Everything has its time and sadly, this was it. But, it ended in a classic battle with a Klingon battle cruiser and I think was a perfect way for them to end their run. That Sulu had a hand in the battle, commanding his own ship, added a level of elevation to the farewell and opened my mind to the possibility of stories about the Excelsior and Captain Sulu. But, that was a short-lived teasing indulgence I allowed myself to have.

The appearance of the signatures was a poignant way of literally signing off. When one affixes his or her signature to something, that’s a very recognizable way of finalizing it.

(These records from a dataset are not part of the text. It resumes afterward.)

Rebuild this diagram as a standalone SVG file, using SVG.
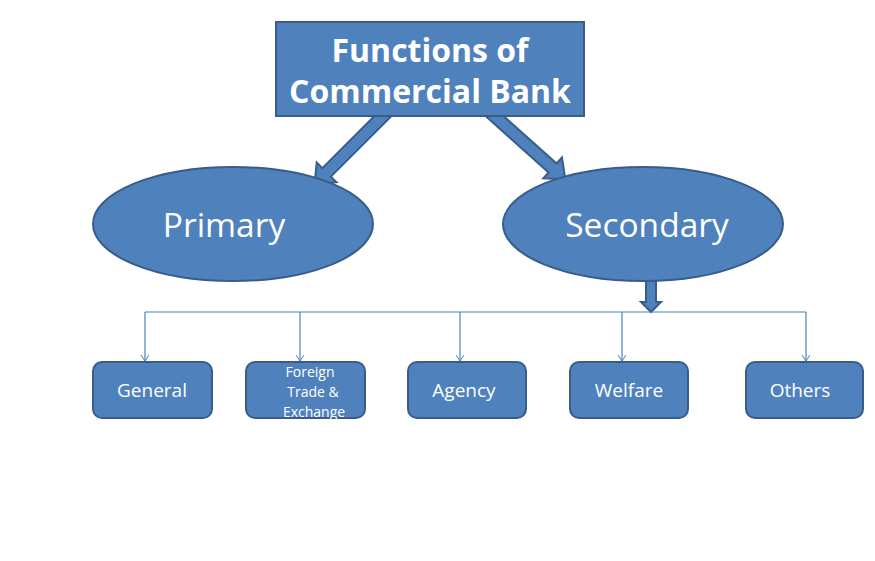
<svg xmlns="http://www.w3.org/2000/svg" width="875" height="561" viewBox="0 0 875 561">
<style>
.shape{fill:#4F81BD;stroke:#385D8A;stroke-width:2}
.t{fill:#FFFFFF;font-family:"Open Sans","Liberation Sans",sans-serif;text-anchor:middle;dominant-baseline:central}
.title{font-weight:bold;font-size:32px}
.big{font-size:33.5px}
.small{font-size:19px}
.tiny{font-size:14px}
.conn{fill:none;stroke:#4A7EBB;stroke-width:1.2}
</style>
<defs>
<marker id="ah" markerWidth="10" markerHeight="10" refX="7" refY="4" orient="auto" markerUnits="userSpaceOnUse">
<path d="M1,0 L7,4 L1,8" fill="none" stroke="#4A7EBB" stroke-width="1"/>
</marker>
</defs>
<rect width="875" height="561" fill="#FFFFFF"/>
<g id="connectors">
<polygon class="shape" transform="translate(386,113) rotate(135)" points="0,-6 84,-6 84,-14 101,0 84,14 84,6 0,6"/>
<polygon class="shape" transform="translate(490,112) rotate(41.8)" points="0,-6 84,-6 84,-14 101,0 84,14 84,6 0,6"/>
<polygon class="shape" points="646,281 656,281 656,302 661,302 651,312 641,302 646,302"/>
<path class="conn" d="M145,312 H806"/>
<path class="conn" d="M145,312 V361" marker-end="url(#ah)"/>
<path class="conn" d="M300,312 V361" marker-end="url(#ah)"/>
<path class="conn" d="M460,312 V361" marker-end="url(#ah)"/>
<path class="conn" d="M622,312 V361" marker-end="url(#ah)"/>
<path class="conn" d="M806,312 V361" marker-end="url(#ah)"/>
</g>
<g id="title">
<rect class="shape" x="276" y="22" width="308" height="94"/>
<text class="t title" x="430" y="49">Functions of</text>
<text class="t title" x="430" y="90">Commercial Bank</text>
</g>
<g id="primary">
<ellipse class="shape" cx="233" cy="224" rx="140" ry="57"/>
<text class="t big" x="224" y="224">Primary</text>
</g>
<g id="secondary">
<ellipse class="shape" cx="643" cy="224" rx="140" ry="57"/>
<text class="t big" x="647" y="224">Secondary</text>
</g>
<g id="general">
<rect class="shape" x="93" y="362" width="119" height="56" rx="9"/>
<text class="t small" x="152" y="390">General</text>
</g>
<g id="foreign">
<rect class="shape" x="246" y="362" width="119" height="56" rx="9"/>
<text class="t tiny" x="310" y="371">Foreign</text>
<text class="t tiny" x="313" y="391">Trade &amp;</text>
<text class="t tiny" x="314" y="411">Exchange</text>
</g>
<g id="agency">
<rect class="shape" x="408" y="362" width="118" height="56" rx="9"/>
<text class="t small" x="464" y="390">Agency</text>
</g>
<g id="welfare">
<rect class="shape" x="570" y="362" width="118" height="56" rx="9"/>
<text class="t small" x="629" y="390">Welfare</text>
</g>
<g id="others">
<rect class="shape" x="746" y="362" width="117" height="56" rx="9"/>
<text class="t small" x="800" y="390">Others</text>
</g>
</svg>
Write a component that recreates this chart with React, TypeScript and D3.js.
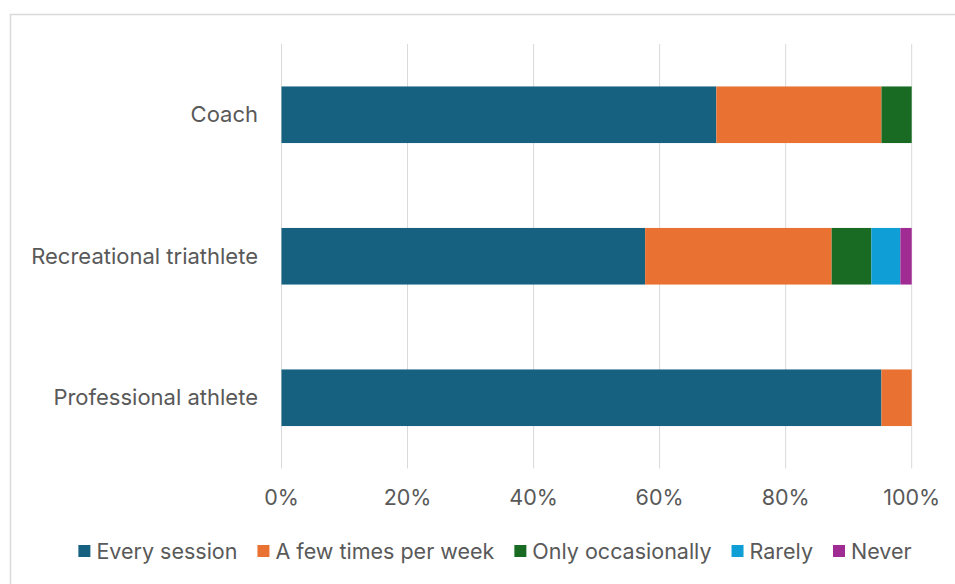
import React, { useEffect, useRef } from "react";
import * as d3 from "d3";

const categories = ["Coach", "Recreational triathlete", "Professional athlete"];
const seriesNames = ["Every session", "A few times per week", "Only occasionally", "Rarely", "Never"];
const colors = ["#176180", "#E97132", "#196B24", "#0F9ED5", "#A02B93"];
const everySession = [69.0, 57.7, 95.2];
const fewTimes = [26.2, 29.6, 4.8];
const occasionally = [4.8, 6.3, 0];
const rarely = [0, 4.6, 0];
const never = [0, 1.8, 0];
const tickValues = [0, 20, 40, 60, 80, 100];

const W = 955;
const H = 584;
const FONT = "Inter, 'Open Sans', sans-serif";
const TEXT = "#595959";

export default function App() {
  const ref = useRef<SVGSVGElement | null>(null);

  useEffect(() => {
    const svg = d3.select(ref.current);
    svg.selectAll("*").remove();

    const x = d3.scaleLinear().domain([0, 100]).range([281.5, 911.7]);
    const y = d3.scaleBand().domain(categories).range([44, 468.5]).paddingInner(0.6).paddingOuter(0.3);

    svg.append("rect").attr("x", 10.5).attr("y", 14.5).attr("width", W).attr("height", H)
      .attr("fill", "white").attr("stroke", "#d9d9d9").attr("stroke-width", 1.5);

    svg.append("g").selectAll("line").data(tickValues).join("line")
      .attr("x1", (d) => x(d)).attr("x2", (d) => x(d))
      .attr("y1", 44).attr("y2", 468.5)
      .attr("stroke", "#d9d9d9").attr("stroke-width", 1);

    const series = [everySession, fewTimes, occasionally, rarely, never];
    const rows = categories.map((c, i) => {
      const o: any = { cat: c };
      seriesNames.forEach((s, j) => (o[s] = series[j][i]));
      return o;
    });
    const stacked = d3.stack<any>().keys(seriesNames)(rows);

    svg.append("g").selectAll("g").data(stacked).join("g")
      .attr("fill", (_d, i) => colors[i])
      .selectAll("rect").data((d) => d).join("rect")
      .attr("x", (d) => x(d[0]))
      .attr("width", (d) => Math.max(0, x(d[1]) - x(d[0])))
      .attr("y", (d) => y(d.data.cat)!)
      .attr("height", y.bandwidth());

    svg.append("g").selectAll("text").data(categories).join("text")
      .attr("x", 258).attr("y", (d) => y(d)! + y.bandwidth() / 2)
      .attr("dy", "0.35em").attr("text-anchor", "end")
      .attr("font-family", FONT).attr("font-size", 22).attr("fill", TEXT)
      .text((d) => d);

    svg.append("g").selectAll("text").data(tickValues).join("text")
      .attr("x", (d) => x(d)).attr("y", 497).attr("dy", "0.35em")
      .attr("text-anchor", "middle")
      .attr("font-family", FONT).attr("font-size", 21.5).attr("fill", TEXT)
      .text((d) => d3.format(".0%")(d / 100));

    const lg = svg.append("g");
    const items = lg.selectAll("g").data(seriesNames).join("g");
    items.append("rect").attr("width", 12).attr("height", 12).attr("y", -6)
      .attr("fill", (_d, i) => colors[i]);
    const texts = items.append("text").attr("x", 18).attr("dy", "0.35em")
      .attr("font-family", FONT).attr("font-size", 21.5).attr("fill", TEXT)
      .text((d) => d);
    const widths: number[] = [];
    texts.each(function () { widths.push((this as SVGTextElement).getComputedTextLength()); });
    const gap = 20;
    const itemW = widths.map((w) => 18 + w);
    const total = d3.sum(itemW) + gap * (itemW.length - 1);
    let cx = 495 - total / 2;
    items.attr("transform", (_d, i) => {
      const t = `translate(${cx},551)`;
      cx += itemW[i] + gap;
      return t;
    });
  }, []);

  return (
    <svg ref={ref} width={W} height={H} style={{ display: "block", position: "absolute", left: 0, top: 0 }} />
  );
}
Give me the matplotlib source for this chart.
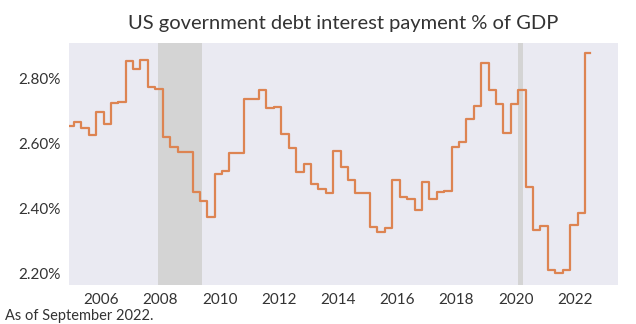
import pandas as pd
import matplotlib
matplotlib.use("Agg")
import matplotlib.pyplot as plt
import matplotlib.dates as mdates
from matplotlib.ticker import FuncFormatter

plt.rcParams["font.family"] = ["Lato", "DejaVu Sans"]

# quarterly interest payment as % of GDP (periods start Nov/Feb/May/Aug)
interest_pct = [
    2.653, 2.666, 2.648, 2.626, 2.695, 2.660, 2.725, 2.727,
    2.853, 2.830, 2.856, 2.774, 2.767, 2.620, 2.590, 2.572,
    2.574, 2.451, 2.422, 2.372, 2.506, 2.515, 2.571, 2.569,
    2.736, 2.737, 2.764, 2.708, 2.713, 2.628, 2.585, 2.511,
    2.535, 2.475, 2.458, 2.446, 2.576, 2.528, 2.487, 2.446,
    2.446, 2.342, 2.326, 2.338, 2.487, 2.436, 2.428, 2.395,
    2.482, 2.428, 2.451, 2.453, 2.590, 2.603, 2.674, 2.716,
    2.846, 2.764, 2.721, 2.631, 2.721, 2.764, 2.466, 2.333,
    2.345, 2.210, 2.200, 2.210, 2.349, 2.386, 2.877,
]
first_period = "2004-11-01"
last_month = "2022-07-01"

recessions = [("2007-12-01", "2009-06-01"), ("2020-02-01", "2020-04-01")]

dates = list(pd.date_range(first_period, periods=len(interest_pct), freq="3MS"))
dates.append(pd.Timestamp(last_month))
values = interest_pct + [interest_pct[-1]]

fig = plt.figure(figsize=(6.36, 3.24), dpi=100)
ax = fig.add_axes([0.1085, 0.1204, 0.8632, 0.746])
ax.set_facecolor("#eaeaf2")

for start, end in recessions:
    ax.axvspan(pd.Timestamp(start), pd.Timestamp(end), color="#d4d4d4", lw=0, zorder=1)

ax.plot(dates, values, drawstyle="steps-post", color="#dd8452", lw=1.6, zorder=2)

ax.set_xlim(pd.Timestamp("2004-12-01"), pd.Timestamp("2023-06-15"))
ax.set_ylim(2.164, 2.908)
ax.set_yticks([2.2, 2.4, 2.6, 2.8])
ax.yaxis.set_major_formatter(FuncFormatter(lambda v, p: "%.2f%%" % v))
ax.xaxis.set_major_locator(mdates.YearLocator(2))
ax.xaxis.set_major_formatter(mdates.DateFormatter("%Y"))
ax.tick_params(length=0, labelsize=11, labelcolor="#333333", pad=6)

for s in ax.spines.values():
    s.set_visible(False)

ax.set_title("US government debt interest payment % of GDP", fontsize=14.5,
             color="#333333", pad=10)
fig.text(0.008, 0.012, "As of September 2022.", fontsize=10.5, color="#333333")

fig.savefig("out.png", dpi=100)
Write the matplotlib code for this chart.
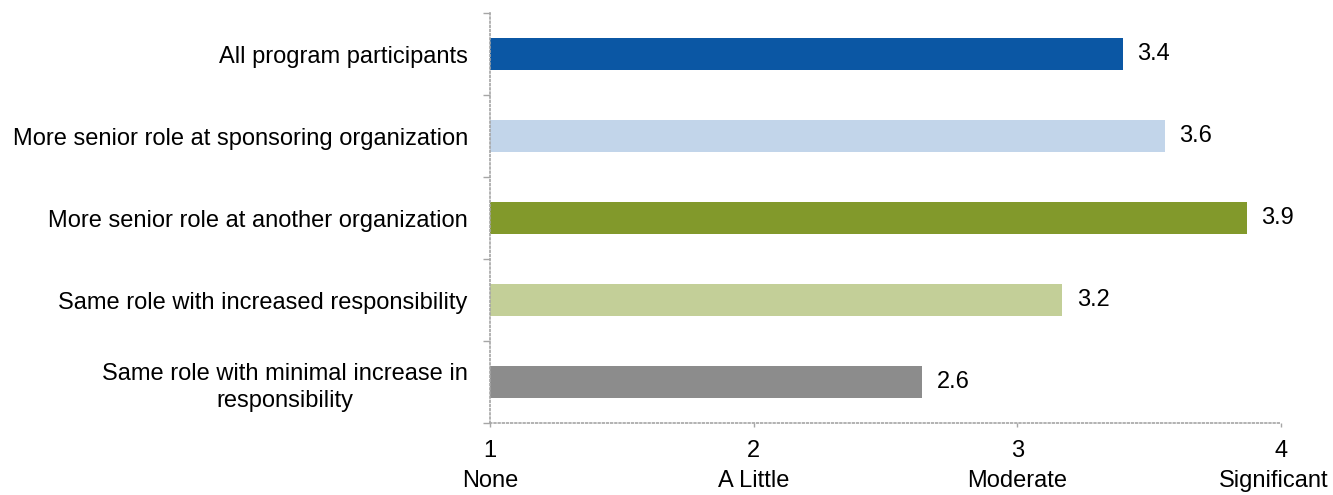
import matplotlib
matplotlib.use("Agg")
import matplotlib.pyplot as plt
import numpy as np

categories = [
    "All program participants",
    "More senior role at sponsoring organization",
    "More senior role at another organization",
    "Same role with increased responsibility",
    "Same role with minimal increase in\nresponsibility",
]
values = [3.40, 3.56, 3.87, 3.17, 2.64]
value_labels = ["3.4", "3.6", "3.9", "3.2", "2.6"]
colors = ["#0B57A4", "#C2D5EA", "#82992B", "#C3CF98", "#8C8C8C"]
x_ticks = [1, 2, 3, 4]
x_tick_numbers = ["1", "2", "3", "4"]
x_tick_words = ["None", "A Little", "Moderate", "Significant"]
word_shift_pt = [0, 0, 0, -5]   # nudge so the last word stays inside the figure

plt.rcParams['font.family'] = ['Liberation Sans', 'DejaVu Sans']
FS = 17

fig = plt.figure(figsize=(13.33, 4.95), dpi=100)
ax = fig.add_axes([490/1333, (495-423)/495, (1281-490)/1333, (423-13)/495])

y = np.arange(len(categories))
ax.barh(y, np.array(values) - 1, left=1, height=0.4, color=colors)
for yi, v, lab in zip(y, values, value_labels):
    ax.text(v + 0.055, yi, lab, va='center', ha='left', fontsize=FS, color='#000000')

ax.set_xlim(1, 4)
ax.set_ylim(len(categories) - 0.5, -0.5)
ax.set_yticks(y)
ax.set_yticklabels(categories, fontsize=FS, color='#000000', ha='right',
                   multialignment='center', linespacing=1.35)
ax.tick_params(axis='y', which='major', length=0, pad=16)
ax.set_yticks(np.arange(-0.5, len(categories), 1.0), minor=True)
ax.tick_params(axis='y', which='minor', length=5, color='#A6A6A6', width=1, direction='out')

ax.set_xticks(x_ticks)
ax.set_xticklabels(x_tick_numbers, fontsize=FS, color='#000000')
ax.tick_params(axis='x', length=3, color='#A6A6A6', width=1, pad=9)

for xt, w, dx in zip(x_ticks, x_tick_words, word_shift_pt):
    ax.annotate(w, xy=(xt, 0), xycoords=('data', 'axes fraction'),
                xytext=(dx, -42), textcoords='offset points',
                ha='center', va='center', fontsize=FS, color='#000000',
                annotation_clip=False)

for s in ['top', 'right']:
    ax.spines[s].set_visible(False)
for s in ['left', 'bottom']:
    ax.spines[s].set_linestyle((0, (1, 1.5)))
    ax.spines[s].set_color('#A6A6A6')
    ax.spines[s].set_linewidth(1.2)

fig.savefig("out.png", dpi=100)
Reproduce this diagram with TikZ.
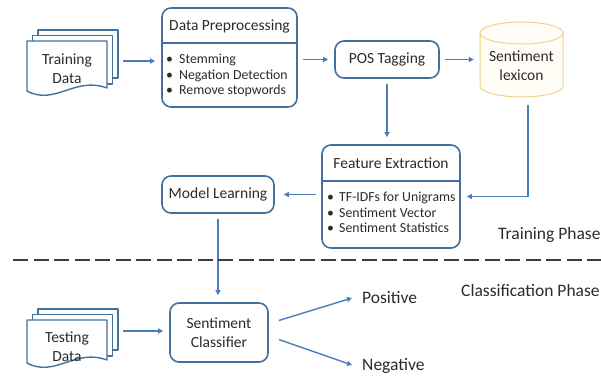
\documentclass[tikz,border=0pt]{standalone}
\usepackage{fontspec}
\setmainfont{Carlito}
\usetikzlibrary{arrows.meta,calc}

\definecolor{boxblue}{HTML}{41719C}
\definecolor{arrowblue}{HTML}{4A7EBB}
\definecolor{txt}{HTML}{2B2B2B}
\definecolor{lexline}{HTML}{EFD38C}
\definecolor{lexfill}{HTML}{FFFDF6}
\definecolor{phasegray}{HTML}{3C3C3C}

\tikzset{
  box/.style={draw=boxblue, line width=1.6pt, rounded corners=9pt, fill=white, inner sep=0pt},
  titletext/.style={text=txt, font=\fontsize{15.5}{19}\selectfont, align=center},
  itemtext/.style={text=txt, font=\fontsize{13.8}{15.5}\selectfont, align=left, inner sep=0pt, anchor=west},
  labeltext/.style={text=txt, font=\fontsize{17.5}{20}\selectfont, inner sep=0pt, anchor=west},
  divider/.style={draw=boxblue, line width=1.4pt},
  page/.style={draw=boxblue, fill=white, line width=1.4pt, line join=round},
  arr/.style={draw=arrowblue, line width=1.4pt, -{Triangle[length=5pt,width=5pt]},
              shorten >=6pt, shorten <=5pt},
  divline/.style={draw=phasegray, line width=2.6pt, dash pattern=on 15pt off 5.5pt}
}

% a stack of three documents, front page with a wavy bottom edge
% #1,#2 = top-left corner of the front page, #3 = width, #4 = height at the left edge
\newcommand{\pagestack}[4]{%
  \draw[page] (#1+11,#2-11) rectangle (#1+#3+11,#2+#4-13);
  \draw[page] (#1+5.5,#2-5.5) rectangle (#1+#3+5.5,#2+#4-7);
  \draw[page] (#1,#2) -- (#1+#3,#2) -- (#1+#3,#2+#4-3)
    .. controls (#1+0.6*#3,#2+#4-15) and (#1+0.35*#3,#2+#4+15) .. (#1,#2+#4) -- cycle;
}

\begin{document}
\begin{tikzpicture}[x=1pt, y=-1pt]
\useasboundingbox (0,0) rectangle (601,375);

% ---------- training phase ----------
\pagestack{27}{41}{80}{50}
\node[titletext] (td) at (67,69) {Training\\Data};
\coordinate (tdout) at (118,61);

\node[box, minimum width=135pt, minimum height=99pt] (dp) at (229.5,57.5) {};
\node[titletext] (dpt) at (229.5,26) {Data Preprocessing};
\draw[divider] (dp.west |- 0,43) -- (dp.east |- 0,43);
\node[itemtext] (dpi) at (166,75.5)
  {\makebox[13pt][l]{•}Stemming\\\makebox[13pt][l]{•}Negation Detection\\\makebox[13pt][l]{•}Remove stopwords};

\node[box, titletext, minimum width=104pt, minimum height=37pt] (tag) at (387,59.5) {POS Tagging};

% sentiment lexicon drawn as a cylinder
\fill[lexfill] (480,33) -- (480,86)
  arc[start angle=180, end angle=360, x radius=41.5pt, y radius=11pt]
  -- (563,33)
  arc[start angle=0, end angle=180, x radius=41.5pt, y radius=11pt] -- cycle;
\draw[lexline, line width=1pt] (480,33) -- (480,86)
  arc[start angle=180, end angle=360, x radius=41.5pt, y radius=11pt]
  -- (563,33);
\draw[lexline, line width=1pt] (521.5,33) ellipse [x radius=41.5pt, y radius=11pt];
\node[titletext, minimum width=83pt, minimum height=62pt, inner sep=0pt] (lex) at (521.5,66) {Sentiment\\lexicon};

\node[box, minimum width=138pt, minimum height=103pt] (fe) at (391,196.5) {};
\node[titletext] (fet) at (391,163) {Feature Extraction};
\draw[divider] (fe.west |- 0,181) -- (fe.east |- 0,181);
\node[itemtext] (fei) at (327,212.5)
  {\makebox[12pt][l]{•}TF-IDFs for Unigrams\\\makebox[12pt][l]{•}Sentiment Vector\\\makebox[12pt][l]{•}Sentiment Statistics};

\node[box, titletext, minimum width=112pt, minimum height=37pt] (ml) at (218,194.5) {Model Learning};

% ---------- classification phase ----------
\pagestack{27}{320}{80}{43}
\node[titletext] (tsd) at (67,347) {Testing\\Data};
\coordinate (tsout) at (118,331);

\node[box, titletext, minimum width=98pt, minimum height=59pt] (sc) at (219,332.5) {Sentiment\\Classifier};

\node[labeltext] (posl) at (362,298) {Positive};
\node[labeltext] (negl) at (362,366) {Negative};

% ---------- connectors ----------
\draw[arr] (tdout) -- (tdout -| dp.west);
\draw[arr] (dp.east |- tag.west) -- (tag.west);
\draw[arr] (tag.east) -- (tag.east -| lex.west);
\draw[arr, shorten >=7pt] (tag.south) -- (tag.south |- fe.north);
\draw[arr, shorten <=8pt] ([xshift=6.5pt]lex.south) |- (fe.east);
\draw[arr, shorten >=9pt] (fe.west |- ml.east) -- (ml.east);
\draw[arr, shorten >=7pt] (ml.south) -- (ml.south |- sc.north);
\draw[arr] (tsout) -- (tsout -| sc.west);
\draw[arr, shorten <=0pt, shorten >=0pt] ($(sc.east)+(10,-12)$) -- ($(posl.west)+(-10,0)$);
\draw[arr, shorten <=0pt, shorten >=0pt] ($(sc.east)+(10,7)$) -- ($(negl.west)+(-10,-1)$);

% ---------- phase separator ----------
\coordinate (divl) at (13,260);
\coordinate (divr) at (601,260);
\draw[divline] (divl) -- (divr);
\node[labeltext] (trp) at (498,235) {Training Phase};
\node[labeltext] (clp) at (461,290) {Classification Phase};
\end{tikzpicture}
\end{document}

To see their autographs on the big screen, though extremely public, felt very personal to me.

John E. Price: The Undiscovered Country is by far my personal favorite of the films and I cry when the credits roll and the signatures start appearing. It’s not subtle in its messaging – literally signing off – and it’s the deliberate end of an era. There’s two ways to end the original crew’s story: one, looking to the future, or two, celebrating the past. The genius of The Undiscovered Country is that it starts with two and ends with one. Everyone knows the story’s over… but maybe it’s not. As long as Kirk’s in the captain’s chair, the future remains out there. The real world problem, of course, is that The Next Generation had already taken up the story of the future, so the original crew was now superfluous, not a fun place to be, I’d imagine. As long as we all agree Generations isn’t canon.